Il post sciopero: le riflessioni del Segretario generale UIL Scuola

Di Pino Turi.

La Formazione diventa un’autentica ossessione. Il Governo sale in cattedra e manda i prof a scuola.

Tutta colpa della formazione che non c’è. Sembra essere questo il mantra del Governo per affrontare ogni questione che impatti con la mancata crescita dell’economia. A farne le spese questa volta è toccato ai malcapitati docenti delle scuole che hanno sì a che fare con la crisi del sistema economico, ma solo in via indiretta. A dettare la linea, come accade da tempo, è uno dei bracci armati del Ministro Bianchi: l’INDIRE. L’Istituto di ricerca che analizza, elabora e propone le ricette (quasi sempre bocconi amarissimi) che bisogna far ingurgitare ai recalcitranti docenti. Percorsi di formazione permanente differenziati tra i neo – assunti (per loro sono obbligatori) e quelli per così dire di lungo corso (a loro verrebbe riservata la facoltà di aderire su base volontaria), strutturati su orari extracurricolari e con impegno settimanale. Quanto al corrispettivo economico, pagamenti a forfait prelevati dal fondo di istituto, dalla card dei docenti, dai fondi dell’autonomia delle scuole e dal taglio degli organici (10.000 cattedre in meno a partire dal 2026). Ma non per tutti, il trattamento non potrà riguardare più del 40% del totale dei prof. Chi vorrà cimentarsi dovrà mettersi in fila ed attivare buoni canali relazionali per rientrare nel gotha degli eletti: i docenti 4.0.
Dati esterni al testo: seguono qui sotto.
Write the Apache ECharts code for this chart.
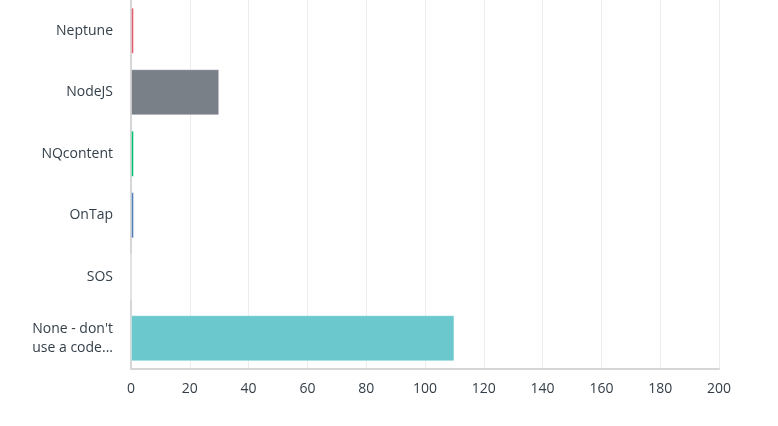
<!DOCTYPE html>
<html>
<head>
<meta charset="utf-8">
<script src="https://cdn.jsdelivr.net/npm/echarts@6/dist/echarts.min.js"></script>
<style>html,body{margin:0;padding:0;background:#fff;}#c{width:778px;height:426px;}</style>
</head>
<body>
<div id="c"></div>
<script>
var categories = ["Neptune", "NodeJS", "NQcontent", "OnTap", "SOS", "None - don't\nuse a code..."];
var values = [1, 30, 1, 1, 0, 110];
var barColors = ["#e05a6c", "#7a8087", "#00bf6f", "#507cb6", "#f9be00", "#6bc8cd"];
var xTicks = { min: 0, max: 200, interval: 20 };

var chart = echarts.init(document.getElementById('c'));
chart.setOption({
  animation: false,
  grid: { left: 131, right: 59, top: -5, bottom: 57, containLabel: false },
  xAxis: {
    type: 'value', min: xTicks.min, max: xTicks.max, interval: xTicks.interval,
    axisLine: { show: true, lineStyle: { color: '#d6d6d6', width: 2 } },
    axisTick: { show: false },
    axisLabel: { color: '#333e48', fontSize: 14, fontFamily: 'Open Sans, sans-serif', margin: 13 },
    splitLine: { show: true, lineStyle: { color: '#ececec', width: 1 } }
  },
  yAxis: {
    type: 'category', inverse: true, data: categories,
    axisLine: { show: true, lineStyle: { color: '#d6d6d6', width: 2 } },
    axisTick: { show: false },
    axisLabel: { color: '#333e48', fontSize: 14, fontFamily: 'Open Sans, sans-serif', margin: 18, lineHeight: 19, align: 'right' },
    splitLine: { show: false }
  },
  series: [{
    type: 'bar',
    data: values.map(function (v, i) { return { value: v, itemStyle: { color: barColors[i] } }; }),
    barCategoryGap: '25%',
    itemStyle: { borderColor: 'rgba(255,255,255,0.35)', borderWidth: 1 },
    z: 1
  }]
});
</script>
</body>
</html>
Ma non è tutto. Il complemento, l’altra metà del progetto, prevede un nuovo sistema di reclutamento per poter diventare docenti a tempo indeterminato. Un percorso a ostacoli, fatto di cinque step: laurea, abilitazione, concorso pubblico, periodo di prova e formazione obbligatoria, tutti rigorosamente selettivi con esame e valutazione finale. E qui entra in scena l’altro ente strumentale del Ministro: l’INVALSI. L’Istituto che si occupa della valutazione dell’operato dei prof e della loro ricaduta sugli studenti.

Paradossale, ma terribilmente vero, il Decreto che prevede formazione e reclutamento emanato dal Governo il 1° maggio, trova un altro elemento di contrasto non solo nel riuscitissimo sciopero del personale della scuola, che, a giusta ragione, lo contesta, ma anche nei dati sull’occupazione che l’Istat ha reso noto in questi giorni. A maggio 2022 il numero dei precari in Italia supera la soglia dei tre milioni di lavoratori (3.166.000 per l’esattezza), il 10% di questi proviene proprio dalla scuola e le misure elaborate tenderanno a far crescere il bacino, proprio per aver irrigidito e reso ancor più complessi gli aspetti procedurali (i concorsi). E, almeno questo, non può averlo chiesto l’Europa considerato che la giurisprudenza consolidata d’Oltralpe fissa in trentasei mesi il valore soglia per far cessare la precarietà.

Un autentico pasticcio quello creato, il PNRR 2 nella sua declinazione scolastica,  più che una riforma di sistema è una minaccia al sistema. Adesso il Governo ha due vie davanti a sé: aprirsi al confronto in sede parlamentare per migliorare il testo (centinaia gli emendamenti sin qui proposti), raccogliendo le doglianze del mondo del lavoro, o tirare diritto e porre la fiducia.

Il confine tra democrazia e autoritarismo è tutto qui: dialogare o decidere senza dialogare.

Quanto ai patti in divenire su: lavoro, contratti e retribuzioni, speriamo siano diversi da quelli sin qui sottoscritti che non sono serviti a nulla. Il 7 giugno prossimo i sindacati della scuola e ARAN proseguono la trattative per il rinnovo del contratto di lavoro scaduto da oltre tre anni. Un ulteriore banco di prova per testare la reale volontà del Governo di sostenere la crisi del mondo del lavoro. Contrattare un aumento che non copre nemmeno l’inflazione è una vera e propria assurdità, un’ulteriore ingiustizia.

Le analisi senza i giusti rimedi sono un puro esercizio di demagogia del potere.